▶ **THE TASK**: Pick out each line with the word "diagram" from the material that follows.

▶ **RECORDED INFORMATION**:

■ ■ ■

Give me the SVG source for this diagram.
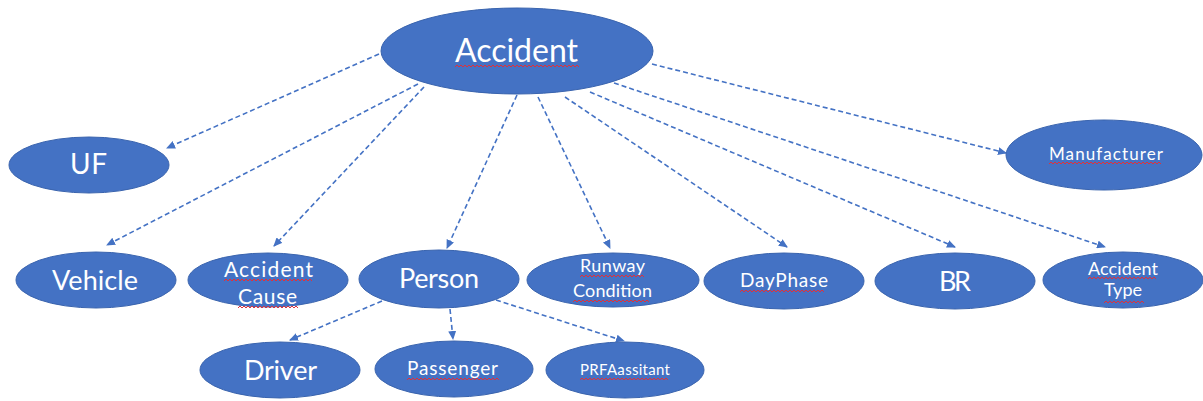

■ ■ ■

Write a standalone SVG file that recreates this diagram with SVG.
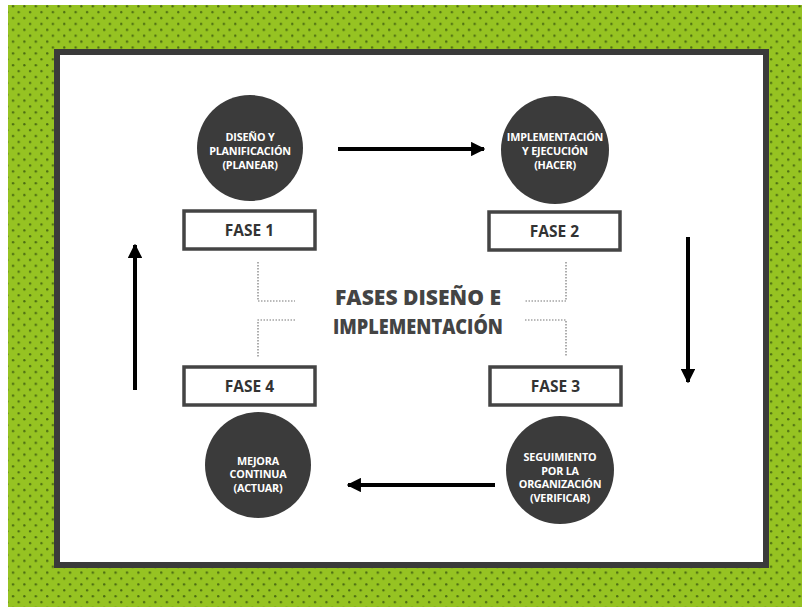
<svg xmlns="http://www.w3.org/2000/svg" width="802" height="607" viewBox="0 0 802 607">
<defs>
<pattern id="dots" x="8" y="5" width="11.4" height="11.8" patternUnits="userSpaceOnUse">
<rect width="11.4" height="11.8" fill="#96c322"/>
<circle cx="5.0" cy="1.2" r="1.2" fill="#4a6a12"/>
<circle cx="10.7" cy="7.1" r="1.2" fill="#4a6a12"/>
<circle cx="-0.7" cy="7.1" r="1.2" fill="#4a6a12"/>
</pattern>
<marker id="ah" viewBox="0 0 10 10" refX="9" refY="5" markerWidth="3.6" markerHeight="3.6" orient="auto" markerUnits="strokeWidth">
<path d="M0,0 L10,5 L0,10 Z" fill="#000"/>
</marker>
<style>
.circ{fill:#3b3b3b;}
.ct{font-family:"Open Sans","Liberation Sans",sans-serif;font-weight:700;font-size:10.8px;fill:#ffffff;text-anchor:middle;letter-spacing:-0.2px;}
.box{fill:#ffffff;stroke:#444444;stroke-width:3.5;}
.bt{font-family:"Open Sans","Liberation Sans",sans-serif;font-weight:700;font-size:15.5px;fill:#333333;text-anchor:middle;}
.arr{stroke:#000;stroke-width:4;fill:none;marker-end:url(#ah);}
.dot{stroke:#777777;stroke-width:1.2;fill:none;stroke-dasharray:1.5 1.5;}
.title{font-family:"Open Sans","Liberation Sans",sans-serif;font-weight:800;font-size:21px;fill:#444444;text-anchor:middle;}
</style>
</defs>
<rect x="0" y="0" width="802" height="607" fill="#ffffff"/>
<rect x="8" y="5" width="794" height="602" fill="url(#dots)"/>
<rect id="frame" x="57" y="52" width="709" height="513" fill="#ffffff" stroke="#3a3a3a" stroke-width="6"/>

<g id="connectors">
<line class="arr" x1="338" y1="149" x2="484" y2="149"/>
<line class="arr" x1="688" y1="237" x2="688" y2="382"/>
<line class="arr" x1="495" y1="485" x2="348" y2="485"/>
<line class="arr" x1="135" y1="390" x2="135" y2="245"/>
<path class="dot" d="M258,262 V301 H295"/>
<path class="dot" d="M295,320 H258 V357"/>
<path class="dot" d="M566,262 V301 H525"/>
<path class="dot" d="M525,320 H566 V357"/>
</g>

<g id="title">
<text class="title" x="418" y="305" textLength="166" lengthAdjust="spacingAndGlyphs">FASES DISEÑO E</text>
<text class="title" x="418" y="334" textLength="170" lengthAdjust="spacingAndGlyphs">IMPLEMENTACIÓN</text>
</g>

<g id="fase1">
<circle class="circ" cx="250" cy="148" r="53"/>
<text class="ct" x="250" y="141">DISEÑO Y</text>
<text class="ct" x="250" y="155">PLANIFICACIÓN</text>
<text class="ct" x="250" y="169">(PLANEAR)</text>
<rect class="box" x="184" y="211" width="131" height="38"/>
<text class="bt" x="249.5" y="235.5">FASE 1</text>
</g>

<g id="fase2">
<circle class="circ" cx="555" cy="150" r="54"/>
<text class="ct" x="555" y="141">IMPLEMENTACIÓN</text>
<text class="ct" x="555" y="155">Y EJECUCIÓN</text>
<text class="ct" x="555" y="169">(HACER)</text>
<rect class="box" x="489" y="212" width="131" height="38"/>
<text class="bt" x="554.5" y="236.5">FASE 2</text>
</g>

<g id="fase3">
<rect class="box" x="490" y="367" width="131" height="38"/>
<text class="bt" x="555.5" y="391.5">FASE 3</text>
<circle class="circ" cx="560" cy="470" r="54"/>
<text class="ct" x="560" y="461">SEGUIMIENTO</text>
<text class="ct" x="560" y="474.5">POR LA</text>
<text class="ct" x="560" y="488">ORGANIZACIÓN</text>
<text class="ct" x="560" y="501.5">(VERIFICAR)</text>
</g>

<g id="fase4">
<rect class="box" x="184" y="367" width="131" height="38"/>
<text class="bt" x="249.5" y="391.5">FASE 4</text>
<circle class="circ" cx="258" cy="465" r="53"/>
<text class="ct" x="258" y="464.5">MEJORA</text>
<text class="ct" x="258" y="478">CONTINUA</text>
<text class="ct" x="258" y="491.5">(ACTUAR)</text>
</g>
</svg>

■ ■ ■

▶ **PROBLEM SOLUTION**:
Give me the SVG source for this diagram.
Write a standalone SVG file that recreates this diagram with SVG.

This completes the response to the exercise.